Think, this issue discussed in Reuters article may be of interest to you and subscribers. The boom in emerging market technology stocks is becoming a problem for fund managers of all stripes. The soaring market capitalization of a handful of companies such as China’s Alibaba (BABA.N) and Tencent (0700.HK) is steadily lifting their weighting in the MSCI emerging equities index. This means investors in funds that track indexes (exchange traded funds or ETFs) - who want exposure to a range of companies for a lower fund management fee - are finding themselves increasingly exposed to a single sector. Meanwhile, active fund managers, who justify charging higher fees for their individual stock-picking expertise, are under pressure to buy those tech stocks to ensure their funds keep up with the index’s gains. And with both sets of investor chasing the same thing, the risk of dramatic outflows increases if the sector falters.
Capitalism trends towards concentration and the nature of bull markets is to increasingly favour winners as they mature. There is no doubt that the technology sector has been the clear leader in this economic expansion so it is to be expected it occupy an increasingly large segment of major market indices in both developed and developing markets. As you point out that contributes to deteriorating diversification in portfolios.
Leaders lead for a reason and also tend to lead in both directions. Right now, the technology sector remains in form and cyclical sectors such as commodities, banks and biotech are returning to outperformance. Combined, those two factors suggest we are in the mature stage of the cyclical expansion that began in 2009.
As the credit cycle evolves, low interest rates eventually encourage a period of synchronised economic expansion which leads central banks to tighten policy. As that process follows its natural path the most credit dependent businesses feel the effects of tightening first while those leveraged to global growth feel it last. That suggests highly leveraged companies are the ones to watch most closely for initial signs of topping rather than those with sound cashflows or on recovery trajectories.

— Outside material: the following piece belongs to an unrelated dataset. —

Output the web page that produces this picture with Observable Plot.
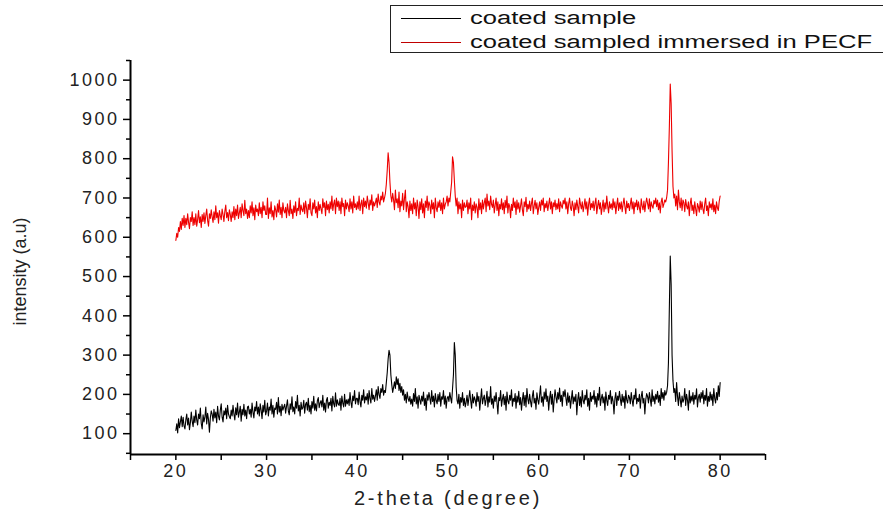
<!DOCTYPE html>
<html>
<head>
<meta charset="utf-8">
<script src="https://cdn.jsdelivr.net/npm/d3@7"></script>
<script src="https://cdn.jsdelivr.net/npm/@observablehq/plot@0.6"></script>
<style>
  html, body { margin: 0; padding: 0; background: #fff; overflow: hidden; }
  #wrap { position: relative; width: 883px; height: 517px; }
  #legend { position: absolute; left: 390px; top: 5px; width: 520px; height: 48px;
            border: 1px solid #222; box-sizing: border-box; background: #fff;
            font-family: "Liberation Sans", Arial, sans-serif; font-size: 18px; color: #111; }
  .row { position: absolute; left: 0; height: 22px; width: 100%; }
  .row .ln { position: absolute; left: 10px; top: 11px; width: 60px; height: 0; border-top: 1.3px solid #000; }
  .row .tx { position: absolute; left: 79px; top: 0; white-space: nowrap; transform: scaleX(1.42); transform-origin: left center; line-height: 22px; }
  svg [aria-label="x-axis tick label"] text, svg [aria-label="y-axis tick label"] text { letter-spacing: 2.5px; font-size: 18px; }
  svg [aria-label="x-axis label"] text { font-size: 20px; letter-spacing: 2.8px; }
</style>
</head>
<body>
<div id="wrap">
  <div id="chart"></div>
  <div id="legend"></div>
</div>
<script>
// 2-theta grid: start and step of the scan
const thetaStart = 20;
const thetaStep = 0.1;

const seriesNames = ["coated sample", "coated sampled immersed in PECF"];
const seriesColors = ["#000000", "#ee0000"];
const xTitle = "2-theta (degree)";
const yTitle = "intensity (a.u)";

// intensity (a.u) of coated sample, 20.0 → 80.0 in steps of 0.1 (one row per degree)
const coatedSample = [
  108,125,102,138,115,130,145,118,142,120,
  112,135,150,122,140,110,128,155,132,118,
  145,128,160,135,122,150,138,165,126,112,
  148,130,142,168,125,152,136,104,140,158,
  150,132,162,140,155,128,170,145,135,160,
  176,142,130,158,148,165,138,172,150,143,
  138,160,145,172,150,135,166,148,178,142,
  155,170,132,162,148,175,145,160,138,168,
  170,150,162,142,178,155,140,168,158,182,
  150,168,145,176,160,138,172,155,185,148,
  158,178,145,168,160,188,150,172,142,165,
  162,180,150,192,155,170,146,175,160,168,
  175,152,170,186,158,148,176,162,194,156,
  168,150,182,165,198,158,172,145,180,162,
  166,185,152,175,180,160,190,156,172,150,
  182,165,195,160,176,158,184,192,166,178,
  184,168,198,160,178,155,185,192,165,180,
  172,190,158,195,176,168,204,170,186,175,
  172,190,160,196,178,168,200,170,186,176,
  188,172,205,180,166,196,184,210,176,190,
  190,174,206,182,168,198,185,212,178,194,
  186,202,175,210,190,178,215,188,198,182,
  196,212,185,220,200,190,215,205,225,198,
  210,205,230,255,290,312,300,250,225,205,
  218,232,215,245,225,240,210,228,205,220,
  198,212,185,200,178,206,190,182,195,175,
  188,170,202,182,215,176,194,165,198,186,
  175,196,183,206,172,190,160,199,185,205,
  190,175,210,182,196,168,202,185,176,200,
  182,205,170,194,188,210,175,196,165,190,
  195,182,205,190,178,215,250,332,300,218,
  185,176,200,165,192,180,205,172,190,168,
  180,198,172,190,210,185,165,200,178,194,
  186,170,205,182,195,160,188,214,176,190,
  198,172,186,208,168,194,180,220,175,189,
  165,196,182,205,178,150,192,184,210,170,
  188,200,174,195,160,206,183,176,198,185,
  212,170,190,182,202,165,196,180,208,174,
  192,160,186,205,172,198,168,215,188,176,
  200,182,168,195,210,178,190,162,204,186,
  175,198,222,180,194,170,206,188,214,182,
  196,160,190,208,175,200,155,186,212,193,
  178,205,188,216,182,198,170,208,195,212,
  190,172,204,180,196,165,188,210,176,194,
  182,200,148,186,205,172,194,168,210,185,
  176,198,186,212,170,190,160,205,182,196,
  188,210,175,195,168,202,185,218,172,190,
  200,178,194,160,206,185,172,198,188,210,
  176,195,182,150,190,205,172,196,185,208,
  188,172,200,180,195,165,210,186,178,198,
  192,176,205,185,170,198,188,214,176,190,
  182,200,165,194,208,178,190,150,186,202,
  195,178,205,188,170,212,182,196,176,200,
  188,208,180,198,172,215,190,205,185,210,
  198,205,222,280,420,552,480,300,235,205,
  215,182,230,195,172,205,188,168,196,180,
  188,215,172,200,185,160,210,178,196,183,
  205,175,198,188,214,168,192,200,180,205,
  190,210,176,198,185,215,170,195,182,206,
  185,200,172,215,190,178,205,186,222,195,
  230
];

// intensity (a.u) of coated sample immersed in PECF, 20.0 → 80.0 in steps of 0.1
const immersedSample = [
  592,610,600,625,615,640,620,648,630,655,
  625,648,632,660,638,622,650,640,665,630,
  650,632,660,628,645,668,637,652,625,658,
  640,662,635,655,672,643,628,660,648,670,
  652,638,665,645,680,650,662,636,668,655,
  645,672,658,640,666,682,650,663,642,670,
  658,640,665,650,678,645,672,655,682,648,
  662,676,650,685,668,655,694,660,672,648,
  668,650,680,662,690,655,675,645,682,665,
  672,655,688,660,676,650,690,668,680,658,
  658,700,648,675,660,690,652,668,645,680,
  670,652,685,664,695,658,676,650,688,668,
  662,676,650,685,668,655,694,660,672,648,
  680,663,690,655,674,668,700,658,682,670,
  665,688,660,692,675,650,684,670,698,662,
  655,688,672,695,662,678,650,690,668,684,
  672,660,698,676,688,655,692,670,684,662,
  690,672,705,668,685,695,660,700,678,692,
  668,690,660,700,678,686,655,695,672,688,
  680,665,698,672,690,662,705,676,685,670,
  690,672,705,668,685,695,660,700,678,692,
  674,705,688,670,695,682,708,668,690,680,
  688,700,676,710,690,682,705,695,715,690,
  700,712,735,770,815,790,740,705,690,712,
  695,670,720,688,698,675,715,665,692,680,
  712,670,698,720,665,690,678,650,692,668,
  685,660,700,672,688,655,695,678,648,690,
  670,698,662,685,650,692,676,705,668,690,
  682,660,695,672,688,650,700,675,665,690,
  676,695,668,688,660,700,672,684,690,705,
  680,700,690,715,740,805,790,745,705,680,
  700,660,690,672,685,650,695,668,688,676,
  678,695,660,688,672,700,645,682,668,690,
  662,685,676,650,698,670,688,660,695,672,
  688,700,665,710,680,692,670,705,684,676,
  695,662,682,700,668,690,655,684,672,698,
  670,688,660,694,675,705,662,686,678,650,
  684,668,700,676,690,658,695,672,688,664,
  680,698,670,655,690,678,702,665,684,672,
  692,668,686,700,660,680,694,672,688,658,
  676,690,668,695,682,700,665,686,675,692,
  668,684,700,672,690,660,688,678,695,670,
  686,672,698,665,690,680,674,694,685,700,
  672,690,660,685,700,675,668,692,680,655,
  688,670,695,678,662,700,684,672,690,665,
  680,698,672,690,656,684,700,670,686,675,
  692,668,686,700,660,680,694,672,688,658,
  676,695,665,688,672,705,680,662,690,674,
  685,670,698,675,690,660,682,700,668,688,
  672,690,665,684,700,678,660,692,675,686,
  668,684,700,672,690,660,688,678,695,670,
  690,675,662,698,680,670,692,665,686,700,
  686,672,698,665,690,680,674,694,685,700,
  678,695,670,688,662,690,700,676,685,695,
  690,700,720,790,880,990,940,820,730,700,
  710,680,705,670,720,690,675,700,668,695,
  688,665,696,680,672,690,655,685,700,668,
  682,660,690,672,655,686,678,664,692,670,
  690,672,660,685,700,668,680,655,690,675,
  685,670,698,665,682,660,690,675,668,692,
  705
];

const xTicks = [20, 30, 40, 50, 60, 70, 80];
const xMinorTicks = [15, 25, 35, 45, 55, 65, 75, 85];
const yTicks = [100, 200, 300, 400, 500, 600, 700, 800, 900, 1000];
const yMinorTicks = [50, 150, 250, 350, 450, 550, 650, 750, 850, 950, 1050];
const xDomain = [15, 85];
const yDomain = [47, 1050];

const rows = [];
[coatedSample, immersedSample].forEach((arr, s) => {
  arr.forEach((v, i) => rows.push({series: seriesNames[s], theta: +(thetaStart + i * thetaStep).toFixed(2), intensity: v}));
});

const chart = Plot.plot({
  width: 883,
  height: 517,
  marginLeft: 130,
  marginRight: 118,
  marginTop: 60,
  marginBottom: 63,
  style: {fontFamily: "'Liberation Sans', Arial, sans-serif", fontSize: "16px", color: "#222", background: "#fff"},
  x: {domain: xDomain},
  y: {domain: yDomain},
  color: {domain: seriesNames, range: seriesColors},
  marks: [
    Plot.line(rows, {x: "theta", y: "intensity", z: "series", stroke: "series", strokeWidth: 1.1}),
    Plot.axisX(xTicks, {tickSize: 6, tickPadding: 4, strokeWidth: 1.5, stroke: "#000",
      label: xTitle, labelAnchor: "center", labelArrow: "none", labelOffset: 50}),
    Plot.axisX(xMinorTicks, {tickSize: 6, strokeWidth: 1.5, stroke: "#000", tickFormat: () => "", label: null}),
    Plot.axisY(yTicks, {tickSize: 7, tickPadding: 4, strokeWidth: 1.5, stroke: "#000", tickFormat: d3.format("d"), label: null}),
    Plot.axisY(yMinorTicks.filter(v => v >= yDomain[0] && v <= yDomain[1]), {tickSize: 4, strokeWidth: 1.5, stroke: "#000", tickFormat: () => "", label: null}),
    Plot.text([yTitle], {frameAnchor: "left", textAnchor: "middle", dx: -110, dy: 14, rotate: -90, fontSize: 18, fill: "#222"}),
    Plot.ruleX([xDomain[0]], {stroke: "#000", strokeWidth: 2}),
    Plot.ruleY([yDomain[0]], {stroke: "#000", strokeWidth: 2})
  ]
});
document.getElementById("chart").appendChild(chart);

const legend = document.getElementById("legend");
seriesNames.forEach((name, i) => {
  const row = document.createElement("div");
  row.className = "row";
  row.style.top = (1 + i * 24) + "px";
  const ln = document.createElement("div");
  ln.className = "ln";
  ln.style.borderTopColor = i === 0 ? "#000" : "#c00000";
  const tx = document.createElement("div");
  tx.className = "tx";
  tx.textContent = name;
  row.appendChild(ln);
  row.appendChild(tx);
  legend.appendChild(row);
});
</script>
</body>
</html>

Tesla is a B- credit, has a price to book of 11.64, does not turn a profit and yet has no trouble sourcing capital at attractive rates. Netflix has an estimated P/E, based on 2017 full year earnings, of 164, has a price to book of 26.96 and has a B+ credit rating. Importantly neither of these companies is exhibiting top formation characteristics but when high yield spreads eventually begin to expand it is not hard to imagine they will encounter difficulties.
Another way to think about it is the canary is still singing in the coal mine but we want to keep an eye on both these canaries lest they start to cough. My intuition is that would be the most relevant time to think seriously about the lack of diversification in one’s portfolio.